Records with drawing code
+-------+
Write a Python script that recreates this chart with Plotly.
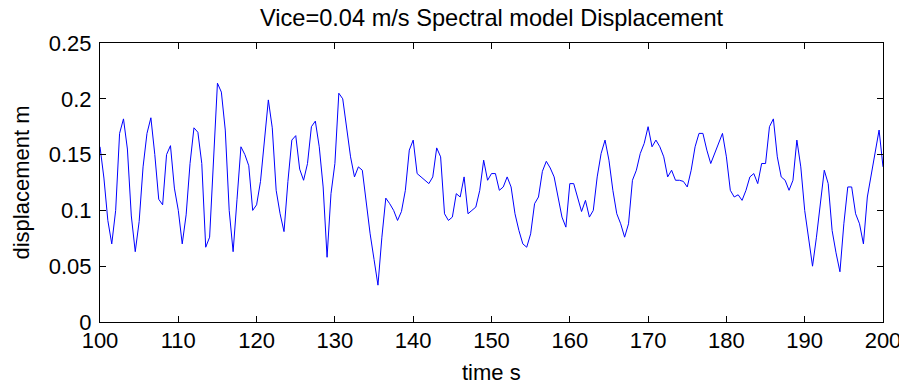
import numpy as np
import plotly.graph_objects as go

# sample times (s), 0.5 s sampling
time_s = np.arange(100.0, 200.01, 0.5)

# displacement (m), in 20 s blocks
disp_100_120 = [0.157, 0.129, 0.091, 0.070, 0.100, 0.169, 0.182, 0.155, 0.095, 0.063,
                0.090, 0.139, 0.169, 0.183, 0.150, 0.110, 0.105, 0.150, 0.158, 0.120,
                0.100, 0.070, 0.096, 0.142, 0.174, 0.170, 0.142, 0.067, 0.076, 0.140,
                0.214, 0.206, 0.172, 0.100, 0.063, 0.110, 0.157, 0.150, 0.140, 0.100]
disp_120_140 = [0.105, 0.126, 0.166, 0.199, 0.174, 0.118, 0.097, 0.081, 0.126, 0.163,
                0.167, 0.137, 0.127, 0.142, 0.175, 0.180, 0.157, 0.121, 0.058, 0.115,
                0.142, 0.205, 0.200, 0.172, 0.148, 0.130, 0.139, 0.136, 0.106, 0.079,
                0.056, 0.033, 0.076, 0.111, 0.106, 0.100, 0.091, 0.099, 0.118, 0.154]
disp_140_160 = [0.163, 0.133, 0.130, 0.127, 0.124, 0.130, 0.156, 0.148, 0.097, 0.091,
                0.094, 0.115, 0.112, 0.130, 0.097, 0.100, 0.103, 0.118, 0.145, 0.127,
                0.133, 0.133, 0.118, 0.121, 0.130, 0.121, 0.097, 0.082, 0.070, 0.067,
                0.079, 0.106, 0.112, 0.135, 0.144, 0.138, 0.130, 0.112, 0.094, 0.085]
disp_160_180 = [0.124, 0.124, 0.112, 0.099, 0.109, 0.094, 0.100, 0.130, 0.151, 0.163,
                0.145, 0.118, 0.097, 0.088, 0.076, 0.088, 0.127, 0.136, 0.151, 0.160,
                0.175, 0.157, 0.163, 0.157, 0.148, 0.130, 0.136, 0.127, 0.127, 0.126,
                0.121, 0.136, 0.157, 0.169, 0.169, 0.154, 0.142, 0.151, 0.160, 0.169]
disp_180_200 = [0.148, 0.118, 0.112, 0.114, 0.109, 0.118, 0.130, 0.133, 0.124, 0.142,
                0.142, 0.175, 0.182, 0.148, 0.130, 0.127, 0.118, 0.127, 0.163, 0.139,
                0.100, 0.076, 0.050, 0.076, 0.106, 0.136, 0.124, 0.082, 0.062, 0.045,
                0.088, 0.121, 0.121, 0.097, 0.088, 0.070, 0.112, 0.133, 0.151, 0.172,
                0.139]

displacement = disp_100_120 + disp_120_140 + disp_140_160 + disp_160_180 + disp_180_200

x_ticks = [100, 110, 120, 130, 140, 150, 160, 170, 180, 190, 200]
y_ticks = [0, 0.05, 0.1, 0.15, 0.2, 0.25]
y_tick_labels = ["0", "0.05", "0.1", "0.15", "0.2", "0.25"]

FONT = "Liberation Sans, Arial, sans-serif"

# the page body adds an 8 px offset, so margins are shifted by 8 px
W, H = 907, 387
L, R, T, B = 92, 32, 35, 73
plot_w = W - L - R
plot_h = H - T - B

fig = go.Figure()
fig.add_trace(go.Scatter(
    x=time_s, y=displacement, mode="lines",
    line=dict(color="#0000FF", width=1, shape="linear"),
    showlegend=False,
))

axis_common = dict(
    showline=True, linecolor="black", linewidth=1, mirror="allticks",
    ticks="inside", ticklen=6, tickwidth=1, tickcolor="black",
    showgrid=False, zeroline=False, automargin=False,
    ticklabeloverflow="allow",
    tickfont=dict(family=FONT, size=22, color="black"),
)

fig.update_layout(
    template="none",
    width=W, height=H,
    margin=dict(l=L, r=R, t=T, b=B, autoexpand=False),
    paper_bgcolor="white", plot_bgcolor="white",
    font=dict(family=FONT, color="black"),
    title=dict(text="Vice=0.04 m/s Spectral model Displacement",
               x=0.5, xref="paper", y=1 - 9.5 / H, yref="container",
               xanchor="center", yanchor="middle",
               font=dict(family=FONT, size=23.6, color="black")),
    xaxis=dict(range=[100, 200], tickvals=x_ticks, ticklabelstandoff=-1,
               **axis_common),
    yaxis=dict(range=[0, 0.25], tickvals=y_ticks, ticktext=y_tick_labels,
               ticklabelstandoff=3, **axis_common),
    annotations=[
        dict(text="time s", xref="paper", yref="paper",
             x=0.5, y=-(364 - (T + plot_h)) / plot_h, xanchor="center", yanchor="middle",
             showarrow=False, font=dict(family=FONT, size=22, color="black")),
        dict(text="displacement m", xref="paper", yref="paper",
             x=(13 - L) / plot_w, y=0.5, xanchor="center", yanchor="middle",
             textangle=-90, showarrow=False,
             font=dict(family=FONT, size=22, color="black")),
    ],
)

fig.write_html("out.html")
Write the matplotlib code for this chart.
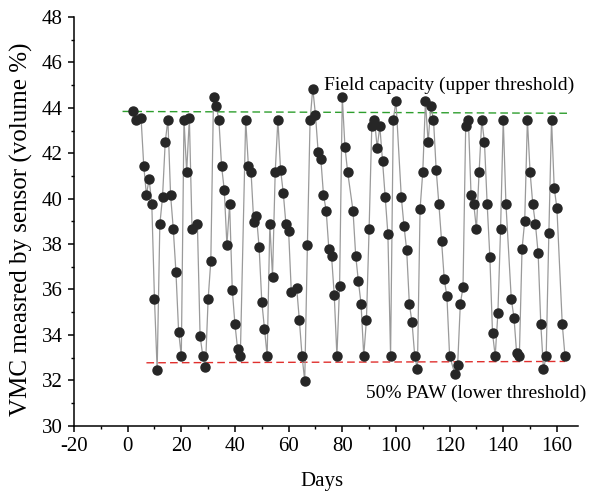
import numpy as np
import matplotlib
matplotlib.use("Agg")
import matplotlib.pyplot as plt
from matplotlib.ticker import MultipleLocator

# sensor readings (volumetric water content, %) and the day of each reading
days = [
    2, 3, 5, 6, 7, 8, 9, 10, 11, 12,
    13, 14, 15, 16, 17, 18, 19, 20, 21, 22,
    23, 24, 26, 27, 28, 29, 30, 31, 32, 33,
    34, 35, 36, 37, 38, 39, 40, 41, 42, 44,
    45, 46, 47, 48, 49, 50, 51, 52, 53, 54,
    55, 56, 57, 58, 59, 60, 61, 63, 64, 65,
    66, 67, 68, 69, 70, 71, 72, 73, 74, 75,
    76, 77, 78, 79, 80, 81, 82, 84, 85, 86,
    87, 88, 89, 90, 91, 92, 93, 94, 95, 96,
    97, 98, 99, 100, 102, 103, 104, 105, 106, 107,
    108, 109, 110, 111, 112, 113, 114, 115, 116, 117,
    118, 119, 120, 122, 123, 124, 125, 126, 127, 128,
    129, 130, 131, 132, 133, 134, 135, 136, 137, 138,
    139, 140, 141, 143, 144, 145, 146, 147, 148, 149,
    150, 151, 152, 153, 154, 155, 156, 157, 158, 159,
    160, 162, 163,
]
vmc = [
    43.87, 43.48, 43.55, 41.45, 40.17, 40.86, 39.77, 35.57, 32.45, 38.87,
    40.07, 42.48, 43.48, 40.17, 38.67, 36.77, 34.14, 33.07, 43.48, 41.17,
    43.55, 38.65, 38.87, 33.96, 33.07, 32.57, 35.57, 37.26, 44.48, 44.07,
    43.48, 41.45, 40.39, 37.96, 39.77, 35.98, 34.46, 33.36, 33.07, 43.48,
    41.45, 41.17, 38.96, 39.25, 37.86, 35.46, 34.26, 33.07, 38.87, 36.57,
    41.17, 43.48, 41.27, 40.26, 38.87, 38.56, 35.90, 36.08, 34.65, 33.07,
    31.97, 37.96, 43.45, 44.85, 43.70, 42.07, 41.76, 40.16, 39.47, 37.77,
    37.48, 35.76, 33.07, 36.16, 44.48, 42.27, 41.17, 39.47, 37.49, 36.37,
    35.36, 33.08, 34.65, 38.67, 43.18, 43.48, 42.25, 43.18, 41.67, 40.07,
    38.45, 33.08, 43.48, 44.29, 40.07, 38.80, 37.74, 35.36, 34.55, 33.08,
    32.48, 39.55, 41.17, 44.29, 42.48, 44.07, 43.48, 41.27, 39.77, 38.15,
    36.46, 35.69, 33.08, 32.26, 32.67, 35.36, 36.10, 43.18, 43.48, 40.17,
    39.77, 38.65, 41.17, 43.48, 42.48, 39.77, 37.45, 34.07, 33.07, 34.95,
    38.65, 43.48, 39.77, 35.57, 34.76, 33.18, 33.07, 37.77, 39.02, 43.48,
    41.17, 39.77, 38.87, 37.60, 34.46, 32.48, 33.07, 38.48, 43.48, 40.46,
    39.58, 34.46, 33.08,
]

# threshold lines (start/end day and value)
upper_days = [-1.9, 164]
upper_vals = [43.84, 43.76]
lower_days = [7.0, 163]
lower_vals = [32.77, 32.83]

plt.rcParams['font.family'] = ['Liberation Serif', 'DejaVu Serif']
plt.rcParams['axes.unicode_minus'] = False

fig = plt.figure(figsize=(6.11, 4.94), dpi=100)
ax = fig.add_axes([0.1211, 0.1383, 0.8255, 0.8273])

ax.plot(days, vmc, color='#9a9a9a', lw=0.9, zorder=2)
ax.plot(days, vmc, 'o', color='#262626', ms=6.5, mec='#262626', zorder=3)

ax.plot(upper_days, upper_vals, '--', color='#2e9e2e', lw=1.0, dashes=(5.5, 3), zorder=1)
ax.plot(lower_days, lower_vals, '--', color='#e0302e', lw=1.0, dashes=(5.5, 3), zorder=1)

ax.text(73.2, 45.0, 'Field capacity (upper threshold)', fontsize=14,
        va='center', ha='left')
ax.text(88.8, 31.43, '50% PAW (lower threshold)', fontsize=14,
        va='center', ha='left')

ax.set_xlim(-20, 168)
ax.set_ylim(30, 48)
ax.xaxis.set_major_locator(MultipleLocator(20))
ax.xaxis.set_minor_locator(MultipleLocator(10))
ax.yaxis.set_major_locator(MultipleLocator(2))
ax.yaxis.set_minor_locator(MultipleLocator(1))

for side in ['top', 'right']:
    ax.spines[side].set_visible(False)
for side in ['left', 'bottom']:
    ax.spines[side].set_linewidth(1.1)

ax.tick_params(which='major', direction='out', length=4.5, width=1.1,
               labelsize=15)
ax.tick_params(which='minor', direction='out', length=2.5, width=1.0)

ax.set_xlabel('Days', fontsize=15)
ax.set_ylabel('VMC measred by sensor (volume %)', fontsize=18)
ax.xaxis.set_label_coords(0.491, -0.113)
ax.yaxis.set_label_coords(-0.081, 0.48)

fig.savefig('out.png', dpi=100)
+-------+
■ TASK DIRECTIONS
Repeat only the lines between the top of the entries above and the line containing "time_s = np.arange(100.0, 200.01, 0.5)", both ends included, without the pictures.

■ SOLUTION FOR THIS TASK
Write a Python script that recreates this chart with Plotly.
import numpy as np
import plotly.graph_objects as go

# sample times (s), 0.5 s sampling
time_s = np.arange(100.0, 200.01, 0.5)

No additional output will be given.